Geocaching – Orienteering on a grand scale

Geocaching – Orienteering on a grand scale

Image via Wikipedia

Image via Wikipedia

Recently quite a few of the QCCC Outdoor Education staff team has become hooked on Geocaching.

Geocachers are an underground network of people living in your community and every other community in Australia, a network of people from all walks of life who are connected through a common interest.  They often behave suspiciously and you may even have seen some and wondered, but they are essentially safe and you need not fear them.

This hidden network of people are engaging in what can best be described as a giant, worldwide game of hide and seek.  Here’s a Wiki explanation:

Geocaching is an outdoor sporting activity in which the participants use a Global Positioning System (GPS) receiver or other navigational techniques to hide and seek containers, called “geocaches” or “caches”, anywhere in the world.
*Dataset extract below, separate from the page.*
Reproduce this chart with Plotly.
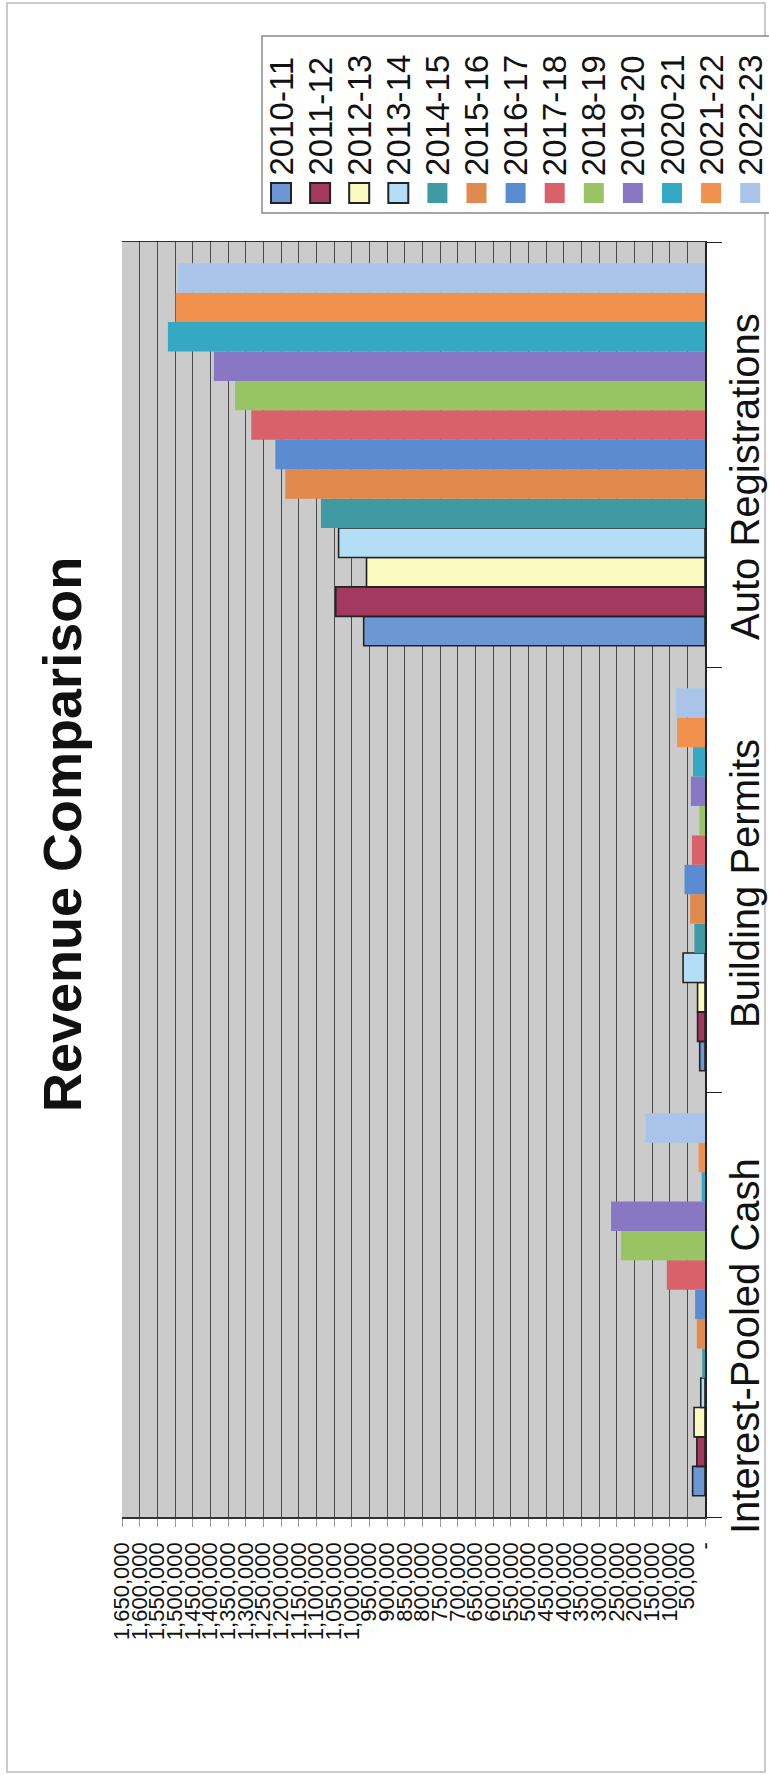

A typical cache is a small waterproof container containing a logbook.


Geocaches are currently placed in over 100 countries around the world and on all seven continents, including Antarctica. After 10 years of activity there are over 1.2 million active geocaches published on various websites devoted to the activity.

For the traditional geocache, a geocacher will place a waterproof container containing a log book (with pen or pencil) and trade items then record the cache’s coordinates. These coordinates, along with other details of the location, are posted on a listing site (see list of some sites below). Other geocachers obtain the coordinates from that listing site and seek out the cache using their GPS handheld receivers. The finding geocachers record their exploits in the logbook and online. Geocachers are free to take objects (except the logbook, pencil, or stamp) from the cache in exchange for leaving something of similar or higher value.

No doubt all around where you live and where you travel to on a daily basis there are Geocaches that are hidden and if you are observant enough there are people either placing them or trying to find them.  You can usually notice a Geocacher because they will be staring at cracks in the wall, looking through a garden bed or looking underneath signs, banisters or anywhere where a crafty concealment is possible.

At its heart Geocaching is very similar to one of the most popular activities offered at QCCC Mapleton – orienteering.  Our Outdoor Education team has delivered orienteering for many years and introduced thousands of people to the basics of map reading, following a compass and using both to steer themselves around the Mapleton campus in search of waypoints.  The same basics are what is required to be an effective geocacher, and it’s addictive.

One of the great strengths of outdoor education is the ability to teach life skills in very practical ways.  Some suggest the onset of in-car GPS systems will diminish the map-reading skills of the next generation.  But we also see many kids get really excited about orienteering when they’re on our camps and we’re confident they’re remembering those skills for when they’re needed.  Dovetailing it into geocaching might be precisely the thing they need to keep their new-found knowledge sharp long after they leave our campuses!